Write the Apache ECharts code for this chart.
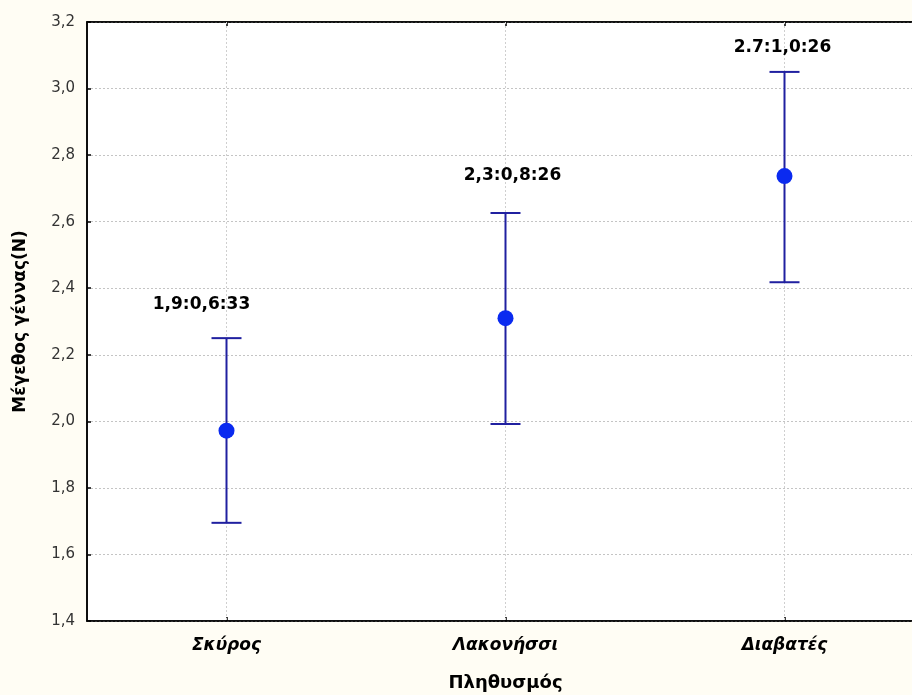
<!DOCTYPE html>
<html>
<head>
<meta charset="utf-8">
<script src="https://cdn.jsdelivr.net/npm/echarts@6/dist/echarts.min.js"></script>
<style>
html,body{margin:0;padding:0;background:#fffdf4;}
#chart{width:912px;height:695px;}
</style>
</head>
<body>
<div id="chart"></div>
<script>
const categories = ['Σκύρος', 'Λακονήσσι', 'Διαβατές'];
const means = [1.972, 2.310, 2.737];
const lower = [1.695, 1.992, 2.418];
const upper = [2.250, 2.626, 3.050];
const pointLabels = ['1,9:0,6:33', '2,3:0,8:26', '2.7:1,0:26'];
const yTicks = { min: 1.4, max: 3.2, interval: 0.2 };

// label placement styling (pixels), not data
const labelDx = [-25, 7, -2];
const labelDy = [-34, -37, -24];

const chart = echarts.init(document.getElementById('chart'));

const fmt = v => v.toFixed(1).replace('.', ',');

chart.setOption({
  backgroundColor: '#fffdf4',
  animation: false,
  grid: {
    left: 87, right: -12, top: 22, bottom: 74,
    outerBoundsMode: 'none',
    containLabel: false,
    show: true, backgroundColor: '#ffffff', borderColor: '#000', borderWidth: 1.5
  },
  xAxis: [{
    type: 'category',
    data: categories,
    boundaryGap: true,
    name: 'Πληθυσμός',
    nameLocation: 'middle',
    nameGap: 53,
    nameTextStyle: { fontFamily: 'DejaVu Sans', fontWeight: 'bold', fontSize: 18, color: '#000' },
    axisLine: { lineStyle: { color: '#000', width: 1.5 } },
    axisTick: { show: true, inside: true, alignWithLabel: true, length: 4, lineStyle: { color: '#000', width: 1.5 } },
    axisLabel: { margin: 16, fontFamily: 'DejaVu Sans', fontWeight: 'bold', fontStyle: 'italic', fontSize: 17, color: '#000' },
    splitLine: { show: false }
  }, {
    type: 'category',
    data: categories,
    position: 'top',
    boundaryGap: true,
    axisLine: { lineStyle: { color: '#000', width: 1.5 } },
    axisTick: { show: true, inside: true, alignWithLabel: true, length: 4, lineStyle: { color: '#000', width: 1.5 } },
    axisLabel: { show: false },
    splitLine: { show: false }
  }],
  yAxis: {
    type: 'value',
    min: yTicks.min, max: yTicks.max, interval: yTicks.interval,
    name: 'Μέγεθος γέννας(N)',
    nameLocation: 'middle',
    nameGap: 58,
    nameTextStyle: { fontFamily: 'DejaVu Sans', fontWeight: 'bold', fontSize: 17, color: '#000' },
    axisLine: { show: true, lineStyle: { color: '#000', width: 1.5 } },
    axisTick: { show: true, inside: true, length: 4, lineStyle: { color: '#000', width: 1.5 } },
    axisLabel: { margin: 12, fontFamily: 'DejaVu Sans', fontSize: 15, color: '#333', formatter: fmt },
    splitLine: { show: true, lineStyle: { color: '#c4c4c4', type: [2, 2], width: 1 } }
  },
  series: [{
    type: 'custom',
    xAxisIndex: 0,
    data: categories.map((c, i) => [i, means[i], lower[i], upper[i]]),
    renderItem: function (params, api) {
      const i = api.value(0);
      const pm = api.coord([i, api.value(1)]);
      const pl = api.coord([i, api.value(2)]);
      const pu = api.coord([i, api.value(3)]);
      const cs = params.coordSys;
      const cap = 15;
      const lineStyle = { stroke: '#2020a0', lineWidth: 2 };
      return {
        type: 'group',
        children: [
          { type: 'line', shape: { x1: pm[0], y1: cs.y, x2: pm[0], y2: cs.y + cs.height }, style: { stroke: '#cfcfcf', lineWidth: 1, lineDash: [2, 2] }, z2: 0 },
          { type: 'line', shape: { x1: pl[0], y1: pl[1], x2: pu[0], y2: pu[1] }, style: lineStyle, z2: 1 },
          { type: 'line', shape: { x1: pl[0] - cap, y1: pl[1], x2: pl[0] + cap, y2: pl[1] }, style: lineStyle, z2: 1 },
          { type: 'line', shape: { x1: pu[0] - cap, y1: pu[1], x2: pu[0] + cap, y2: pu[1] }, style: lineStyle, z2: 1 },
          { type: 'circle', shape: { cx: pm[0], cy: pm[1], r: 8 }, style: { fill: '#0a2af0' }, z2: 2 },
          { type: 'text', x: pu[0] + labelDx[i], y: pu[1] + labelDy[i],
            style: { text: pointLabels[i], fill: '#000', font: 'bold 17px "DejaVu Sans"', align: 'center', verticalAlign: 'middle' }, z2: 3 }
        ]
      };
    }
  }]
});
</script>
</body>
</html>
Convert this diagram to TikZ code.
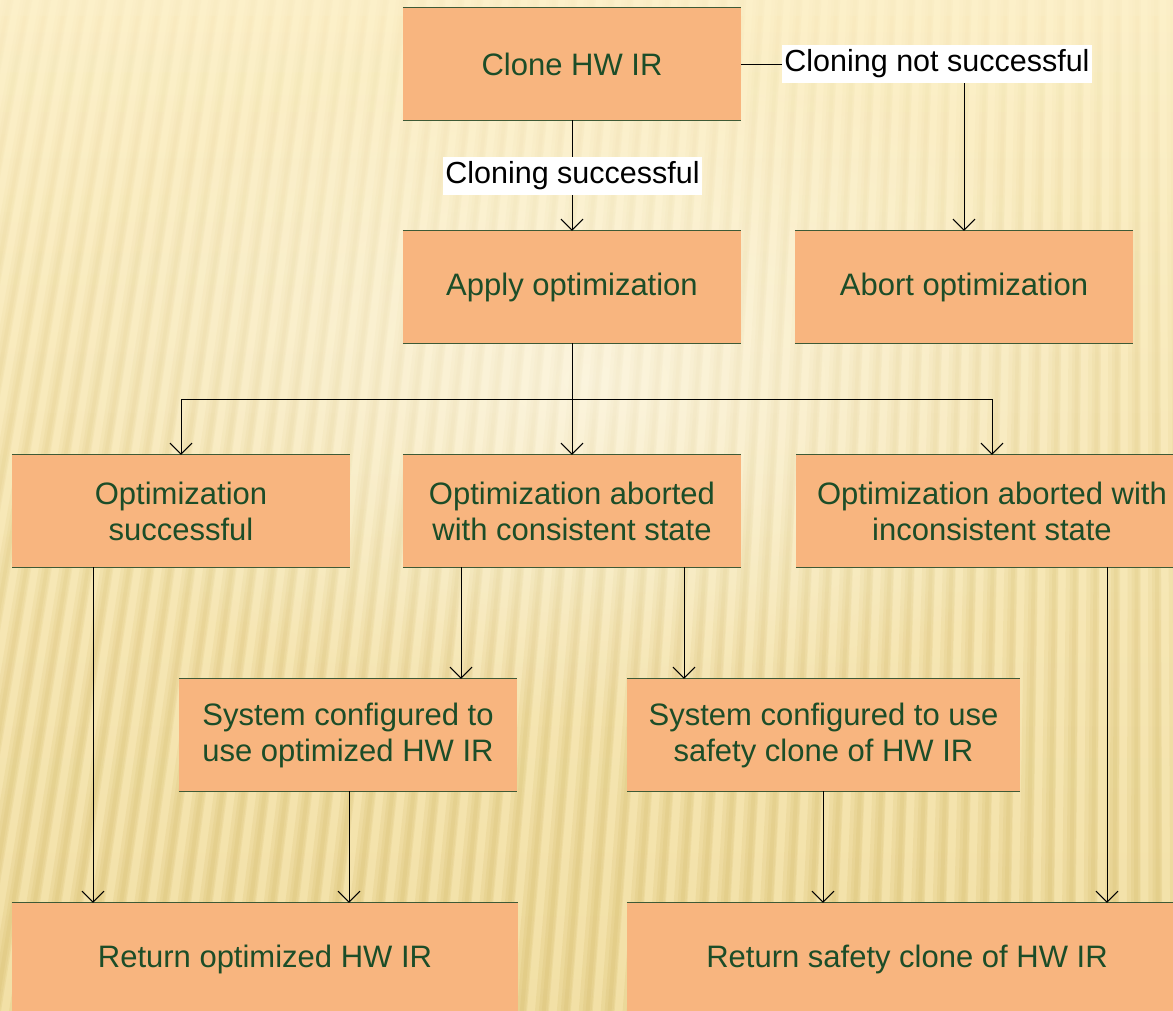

◆ ◆ ◆ ◆ ◆ ◆ ◆

Copy all lines from the material that hold "code".

Exercise answer:
Write the Apache ECharts code for this chart.
Convert this diagram to TikZ code.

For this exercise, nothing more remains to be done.